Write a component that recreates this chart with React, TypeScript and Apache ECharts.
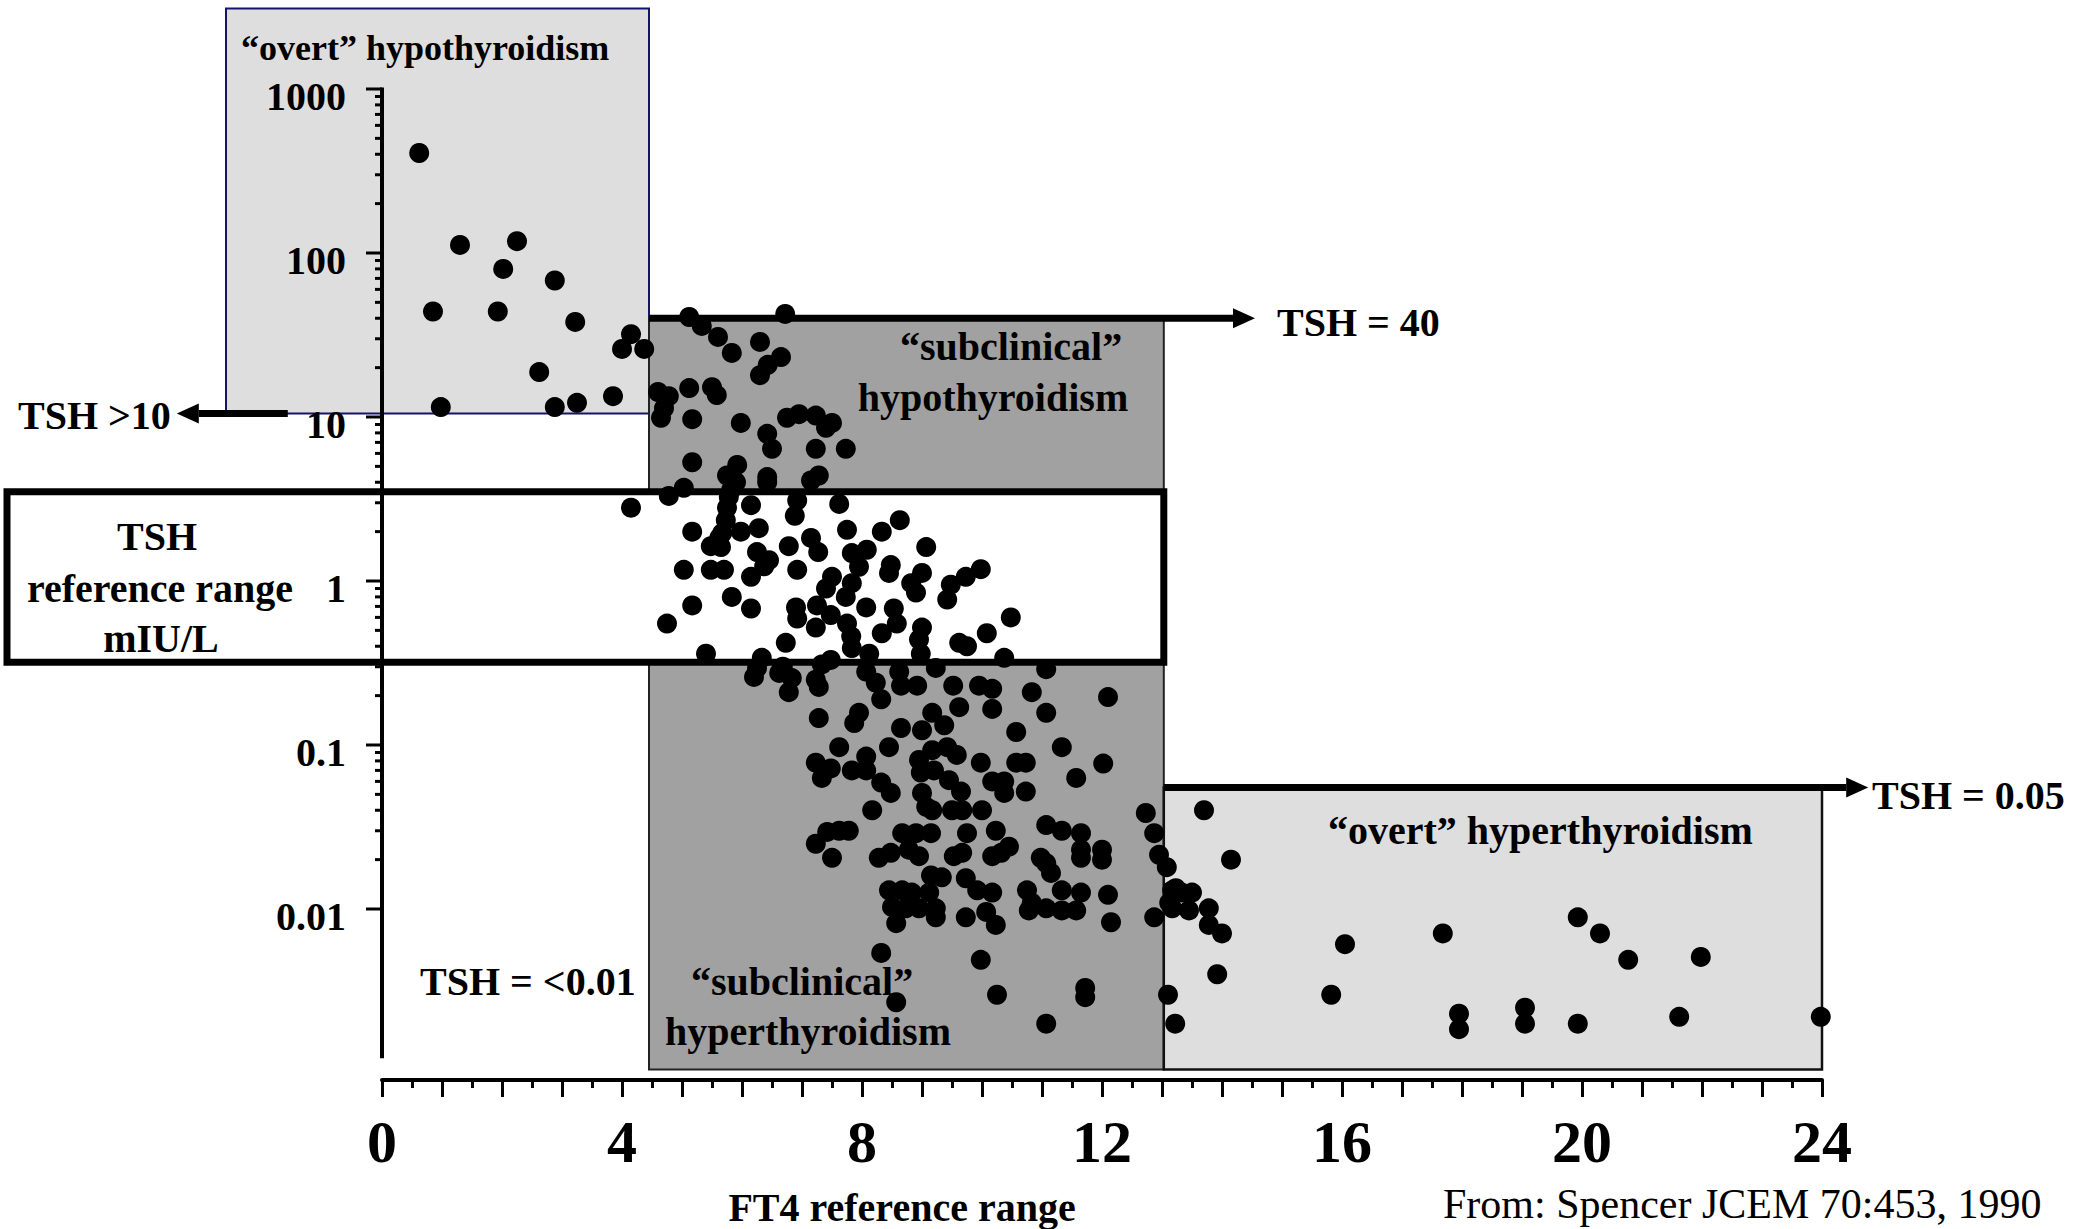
import React, { useEffect, useRef } from 'react';
import * as echarts from 'echarts';

const FONT = '"Liberation Serif", "Times New Roman", serif';

// FT4 (x) vs TSH (y, log) — [FT4, TSH]
const overtHypoPoints = [
  [0.62, 407], [0.85, 44], [0.98, 11.5], [1.3, 112], [1.93, 44], [2.02, 80], [2.25, 118], [2.62, 18.8],
  [2.88, 68], [2.88, 11.5], [3.22, 38], [3.25, 12.2], [3.85, 13.4], [4.0, 26], [4.15, 32], [4.37, 26],
];

const subHypoPoints = [
  [4.6, 14.2], [4.65, 9.9], [4.7, 11.3], [4.78, 13.4], [4.78, 3.3], [5.03, 3.7], [5.12, 40.7], [5.12, 15],
  [5.17, 9.7], [5.17, 5.3], [5.33, 35.9], [5.5, 15.2], [5.58, 13.6], [5.6, 30.8], [5.75, 4.4], [5.82, 3.6],
  [5.83, 24.6], [5.9, 4.0], [5.92, 5.1], [5.98, 9.2], [6.3, 28.7], [6.3, 18], [6.42, 7.9], [6.42, 4.3],
  [6.42, 4.0], [6.43, 20.8], [6.5, 6.4], [6.65, 23.2], [6.72, 42.5], [6.75, 9.9], [6.95, 10.4], [7.15, 4.1],
  [7.23, 10.2], [7.23, 6.4], [7.28, 4.4], [7.4, 8.6], [7.5, 9.2], [7.73, 6.4],
];

const refRangePoints = [
  [4.15, 2.8], [4.75, 0.55], [5.03, 1.17], [5.17, 2.0], [5.17, 0.71], [5.4, 0.36], [5.48, 1.63], [5.48, 1.17],
  [5.62, 1.83], [5.65, 1.61], [5.67, 1.96], [5.7, 1.17], [5.73, 2.35], [5.75, 2.8], [5.78, 3.25], [5.83, 0.8],
  [5.98, 2.0], [6.15, 2.9], [6.15, 1.06], [6.15, 0.68], [6.25, 1.5], [6.28, 2.1], [6.33, 0.34], [6.37, 1.23],
  [6.45, 1.34], [6.73, 0.42], [6.78, 1.63], [6.88, 2.5], [6.9, 0.69], [6.92, 3.1], [6.92, 1.17], [6.92, 0.59],
  [7.15, 1.83], [7.23, 0.52], [7.25, 0.71], [7.27, 1.5], [7.4, 0.9], [7.48, 0.62], [7.48, 0.33], [7.5, 1.06],
  [7.62, 2.95], [7.73, 0.8], [7.75, 2.05], [7.75, 0.55], [7.82, 0.46], [7.83, 1.48], [7.83, 0.97], [7.83, 0.39],
  [7.95, 1.22], [8.07, 0.69], [8.08, 1.55], [8.12, 0.36], [8.33, 2.0], [8.33, 0.48], [8.45, 1.12], [8.48, 1.25],
  [8.53, 0.68], [8.58, 0.55], [8.63, 2.35], [8.82, 0.97], [8.9, 0.85], [8.95, 0.44], [8.98, 0.36], [9.0, 1.12],
  [9.0, 0.52], [9.07, 1.61], [9.42, 0.77], [9.48, 0.95], [9.62, 0.42], [9.73, 1.06], [9.75, 0.4], [9.98, 1.18],
  [10.08, 0.48], [10.37, 0.34], [10.48, 0.6],
];

const subHyperPoints = [
  [6.2, 0.26], [6.25, 0.295], [6.62, 0.275], [6.68, 0.3], [6.78, 0.21], [6.83, 0.256], [7.23, 0.25], [7.23, 0.078],
  [7.23, 0.025], [7.28, 0.226], [7.28, 0.146], [7.33, 0.31], [7.33, 0.063], [7.42, 0.0295], [7.48, 0.072], [7.5, 0.0205],
  [7.62, 0.097], [7.62, 0.03], [7.78, 0.03], [7.83, 0.07], [7.87, 0.136], [7.95, 0.157], [8.07, 0.28], [8.07, 0.085],
  [8.07, 0.07], [8.17, 0.04], [8.23, 0.24], [8.28, 0.0205], [8.32, 0.19], [8.32, 0.059], [8.32, 0.0054], [8.45, 0.097],
  [8.45, 0.013], [8.48, 0.051], [8.48, 0.022], [8.5, 0.0103], [8.57, 0.0082], [8.57, 0.0027], [8.62, 0.28], [8.65, 0.23],
  [8.65, 0.127], [8.67, 0.029], [8.67, 0.013], [8.73, 0.0101], [8.78, 0.023], [8.83, 0.0126], [8.9, 0.029], [8.92, 0.23],
  [8.95, 0.081], [8.95, 0.021], [8.95, 0.0101], [8.98, 0.068], [9.0, 0.123], [9.0, 0.051], [9.07, 0.042], [9.12, 0.0126],
  [9.15, 0.029], [9.15, 0.016], [9.17, 0.157], [9.17, 0.093], [9.17, 0.04], [9.2, 0.07], [9.23, 0.295], [9.23, 0.0101],
  [9.23, 0.0089], [9.33, 0.0156], [9.37, 0.132], [9.42, 0.097], [9.45, 0.061], [9.5, 0.04], [9.52, 0.23], [9.53, 0.021],
  [9.58, 0.087], [9.62, 0.17], [9.65, 0.052], [9.67, 0.04], [9.67, 0.022], [9.73, 0.0154], [9.73, 0.0089], [9.75, 0.029],
  [9.92, 0.013], [9.95, 0.23], [9.98, 0.078], [9.98, 0.0049], [10.0, 0.04], [10.07, 0.0096], [10.17, 0.22], [10.17, 0.166],
  [10.17, 0.06], [10.17, 0.021], [10.17, 0.0126], [10.23, 0.03], [10.23, 0.008], [10.25, 0.003], [10.32, 0.022], [10.37, 0.06],
  [10.37, 0.051], [10.45, 0.024], [10.57, 0.12], [10.57, 0.078], [10.73, 0.078], [10.73, 0.052], [10.75, 0.013], [10.78, 0.0098],
  [10.83, 0.21], [10.83, 0.0109], [10.98, 0.0205], [11.07, 0.29], [11.07, 0.157], [11.07, 0.0325], [11.07, 0.019], [11.07, 0.0101],
  [11.07, 0.002], [11.15, 0.0166], [11.33, 0.097], [11.33, 0.03], [11.33, 0.013], [11.33, 0.0098], [11.57, 0.063], [11.57, 0.0098],
  [11.65, 0.029], [11.65, 0.023], [11.65, 0.0205], [11.65, 0.0126], [11.72, 0.0033], [11.72, 0.0029], [12.0, 0.023], [12.0, 0.02],
  [12.02, 0.077], [12.1, 0.196], [12.1, 0.0122], [12.15, 0.0083], [12.73, 0.0385], [12.87, 0.029], [12.87, 0.0089], [12.95, 0.0214],
];

const overtHyperPoints = [
  [13.08, 0.018], [13.1, 0.003], [13.12, 0.0109], [13.17, 0.013], [13.17, 0.0101], [13.22, 0.002], [13.23, 0.0134], [13.33, 0.0126],
  [13.45, 0.0098], [13.5, 0.0126], [13.7, 0.04], [13.78, 0.0101], [13.78, 0.008], [13.92, 0.004], [14.0, 0.0071], [14.15, 0.02],
  [15.82, 0.003], [16.05, 0.0061], [17.68, 0.0071], [17.95, 0.0023], [17.95, 0.00185], [19.05, 0.0025], [19.05, 0.002], [19.93, 0.0089],
  [19.93, 0.002], [20.3, 0.0071], [20.77, 0.0049], [21.62, 0.0022], [21.98, 0.0051], [23.98, 0.0022],
];

// Axis ticks / labels
const xTickLabels = [0, 4, 8, 12, 16, 20, 24];
const yMajorTicks = [0.01, 0.1, 1, 10, 100, 1000];
const yTickLabels = ['0.01', '0.1', '1', '10', '100', '1000'];
const yMinorTicks = [
  0.02, 0.03, 0.04, 0.05, 0.06, 0.07, 0.08, 0.09,
  0.2, 0.3, 0.4, 0.5, 0.6, 0.7, 0.8, 0.9,
  2, 3, 4, 5, 6, 7, 8, 9,
  20, 30, 40, 50, 60, 70, 80, 90,
  200, 300, 400, 500, 600, 700, 800, 900,
];
// Drawn extent of the TSH axis line
const yAxisLineRange = [0.00123, 1000];

// Zone bounds in data units: [ft4Min, ft4Max, tshMin, tshMax]
const overtHypoZone = [-2.6, 4.45, 10.5, 3100];
const subHypoZone = [4.45, 13.03, 3.5, 40];
const refRangeZone = [-6.25, 13.03, 0.32, 3.5];
const subHyperZone = [4.45, 13.03, 0.00105, 0.32];
const overtHyperZone = [13.03, 24, 0.00105, 0.055];

// Threshold arrows: [ft4From, ft4To(tip), tsh]
const arrowTsh40 = [4.45, 14.55, 40];
const arrowTsh005 = [13.03, 24.77, 0.055];
const arrowTsh10 = [-1.57, -3.42, 10.5];

const allPoints = [
  ...overtHypoPoints, ...subHypoPoints, ...refRangePoints, ...subHyperPoints, ...overtHyperPoints,
];

export default function App() {
  const ref = useRef<HTMLDivElement>(null);

  useEffect(() => {
    const chart = echarts.init(ref.current as HTMLDivElement, null, { renderer: 'svg' });

    const tickSeries = (values: number[], len: number) => ({
      type: 'custom',
      silent: true,
      clip: false,
      z: 4,
      data: values.map((v) => [0, v]),
      renderItem: (_p: any, api: any) => {
        const p = api.coord([api.value(0), api.value(1)]);
        return {
          type: 'line',
          shape: { x1: p[0] - len, y1: p[1], x2: p[0], y2: p[1] },
          style: { stroke: '#000', lineWidth: 3 },
        };
      },
    });

    chart.setOption({
      animation: false,
      backgroundColor: '#fff',
      grid: { left: 382, top: 89, width: 1440, height: 984, containLabel: false },
      xAxis: {
        type: 'value',
        min: 0,
        max: 24,
        interval: 1,
        offset: 7,
        axisLine: { onZero: false, lineStyle: { color: '#000', width: 4 } },
        axisTick: { show: true, length: 17, lineStyle: { color: '#000', width: 3 } },
        minorTick: { show: true, splitNumber: 2, length: 8, lineStyle: { color: '#000', width: 3 } },
        splitLine: { show: false },
        axisLabel: {
          margin: 32,
          fontSize: 60,
          fontWeight: 'bold',
          fontFamily: FONT,
          color: '#000',
          formatter: (v: number) => (xTickLabels.indexOf(v) >= 0 ? String(v) : ''),
        },
      },
      yAxis: {
        type: 'log',
        logBase: 10,
        min: 0.001,
        max: 1000,
        axisLine: { show: false, onZero: false },
        axisTick: { show: false },
        splitLine: { show: false },
        axisLabel: { show: false },
      },
      series: [
        {
          type: 'scatter',
          data: allPoints,
          symbol: 'circle',
          symbolSize: 20,
          clip: false,
          z: 5,
          itemStyle: { color: '#000', opacity: 1 },
        },
        // TSH axis line
        {
          type: 'custom',
          silent: true,
          clip: false,
          z: 4,
          data: [[0, yAxisLineRange[0], yAxisLineRange[1]]],
          renderItem: (_p: any, api: any) => {
            const a = api.coord([api.value(0), api.value(1)]);
            const b = api.coord([api.value(0), api.value(2)]);
            return {
              type: 'line',
              shape: { x1: a[0], y1: a[1], x2: b[0], y2: b[1] - 1.5 },
              style: { stroke: '#000', lineWidth: 4 },
            };
          },
        },
        tickSeries(yMajorTicks, 16),
        tickSeries(yMinorTicks, 7),
        // TSH axis labels
        {
          type: 'custom',
          silent: true,
          clip: false,
          z: 4,
          data: yMajorTicks.map((v, i) => [0, v, i]),
          renderItem: (_p: any, api: any) => {
            const p = api.coord([api.value(0), api.value(1)]);
            return {
              type: 'text',
              x: p[0] - 36,
              y: p[1] + 7,
              style: {
                text: yTickLabels[api.value(2)],
                fontSize: 40,
                fontWeight: 'bold',
                fontFamily: FONT,
                fill: '#000',
                align: 'right',
                textAlign: 'right',
                verticalAlign: 'middle',
                textVerticalAlign: 'middle',
              },
            };
          },
        },
      ],
    });

    const px = (x: number, y: number) => chart.convertToPixel({ gridIndex: 0 }, [x, y]) as number[];
    const rectOf = (b: number[], style: any, z: number) => {
      const p1 = px(b[0], b[3]);
      const p2 = px(b[1], b[2]);
      return {
        type: 'rect',
        z,
        silent: true,
        shape: { x: p1[0], y: p1[1], width: p2[0] - p1[0], height: p2[1] - p1[1] },
        style,
      };
    };
    const arrowOf = (a: number[]) => {
      const s = px(a[0], a[2]);
      const t = px(a[1], a[2]);
      const dir = t[0] > s[0] ? 1 : -1;
      const headLen = 22;
      const headHalf = 10;
      const base = t[0] - dir * headLen;
      return [
        {
          type: 'line', z: 1, silent: true,
          shape: { x1: s[0], y1: s[1], x2: base, y2: t[1] },
          style: { stroke: '#000', lineWidth: 7 },
        },
        {
          type: 'polygon', z: 1, silent: true,
          shape: { points: [[t[0], t[1]], [base, t[1] - headHalf], [base, t[1] + headHalf]] },
          style: { fill: '#000' },
        },
      ];
    };
    const txt = (text: string, x: number, y: number, align: string, size = 40, weight = 'bold') => ({
      type: 'text',
      z: 2,
      silent: true,
      x,
      y,
      style: {
        text,
        fontSize: size,
        fontWeight: weight,
        fontFamily: FONT,
        fill: '#000',
        textAlign: align,
        align,
        textVerticalAlign: 'middle',
        verticalAlign: 'middle',
      },
    });

    chart.setOption({
      graphic: [
        rectOf(overtHypoZone, { fill: '#dedede', stroke: '#14146a', lineWidth: 2 }, -3),
        rectOf(subHypoZone, { fill: '#a1a1a1', stroke: '#222', lineWidth: 2 }, -3),
        rectOf(subHyperZone, { fill: '#a1a1a1', stroke: '#222', lineWidth: 2 }, -3),
        rectOf(overtHyperZone, { fill: '#dedede', stroke: '#111', lineWidth: 2.5 }, -3),
        rectOf(refRangeZone, { fill: '#ffffff', stroke: '#000', lineWidth: 7 }, -2),
        ...arrowOf(arrowTsh40),
        ...arrowOf(arrowTsh005),
        ...arrowOf(arrowTsh10),
        txt('\u201Covert\u201D hypothyroidism', 241, 48, 'left', 36),
        txt('TSH >10', 18, 415, 'left'),
        txt('TSH = 40', 1277, 322, 'left'),
        txt('\u201Csubclinical\u201D', 1011, 346, 'center'),
        txt('hypothyroidism', 993, 397, 'center'),
        txt('TSH', 157, 536, 'center'),
        txt('reference range', 160, 588, 'center'),
        txt('mIU/L', 161, 638, 'center'),
        txt('TSH = <0.01', 420, 981, 'left'),
        txt('\u201Csubclinical\u201D', 802, 981, 'center'),
        txt('hyperthyroidism', 808, 1031, 'center'),
        txt('\u201Covert\u201D hyperthyroidism', 1328, 830, 'left'),
        txt('TSH = 0.05', 1872, 795, 'left'),
        txt('FT4 reference range', 902, 1207, 'center'),
        txt('From: Spencer JCEM 70:453, 1990', 1443, 1204, 'left', 42, 'normal'),
      ],
    });

    return () => chart.dispose();
  }, []);

  return (
    <div
      ref={ref}
      style={{ position: 'fixed', left: 0, top: 0, width: 2076, height: 1229, background: '#fff' }}
    />
  );
}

**********

What is required:
Extract every line containing the string "React" from the material.

Result for this task:
Write a component that recreates this chart with React, TypeScript and Apache ECharts.
import React, { useEffect, useRef } from 'react';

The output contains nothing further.